Former President Bush jumped out of a plane Tuesday and into the hearts of his fellow members of the World War II generation.
“I’m a new man,” the 72-year-old Bush told soldiers and civilian employees at the Army Proving Ground here after his jump from 12,500 feet. “I go home exhilarated.”
In what the Army called “Operation Second Look: Chichi II,” Bush jumped from a civilian plane circling the massive desert base and, with two expert parachutists guiding him, executed a free fall until he pulled his chute at 4,500 feet.
The former president landed upright and within 40 yards of the target painted on the desert floor. “It was unbelievable,” he told an assembled crowd of aides, Army parachutists and his wife, Barbara.

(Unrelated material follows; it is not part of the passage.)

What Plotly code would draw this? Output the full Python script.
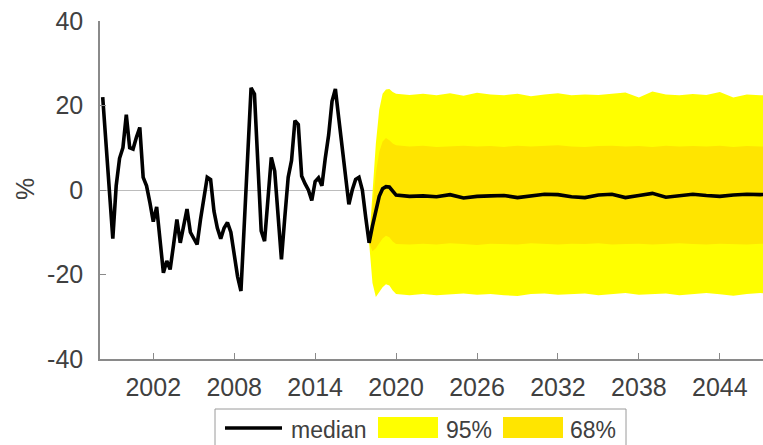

For Bush, the jump was the fulfillment of a vow he made after he was forced to bail out of his Navy torpedo bomber near Chichi Jima island in September 1944 when the plane was hit by Japanese anti-aircraft fire. The 20-year-old Bush decided he wanted to make another jump someday: this time from a plane that was not on fire.
The wish lay dormant for decades until February when he mentioned it during a speech to the Houston convention of the United States Parachute Association. The association then put together plans to have the former president jump at the Yuma Proving Ground.
Although he may not have had this in mind, Bush’s belated jump seems to come to symbolize a last hurrah of sorts for others who served in World War II.
“He’s jumping for all us World War II vets, to remind people of what we did and what we can still do,” said Milton Clarke, 71, a disabled Navy veteran from San Diego, who came to catch a glimpse of the historic jump.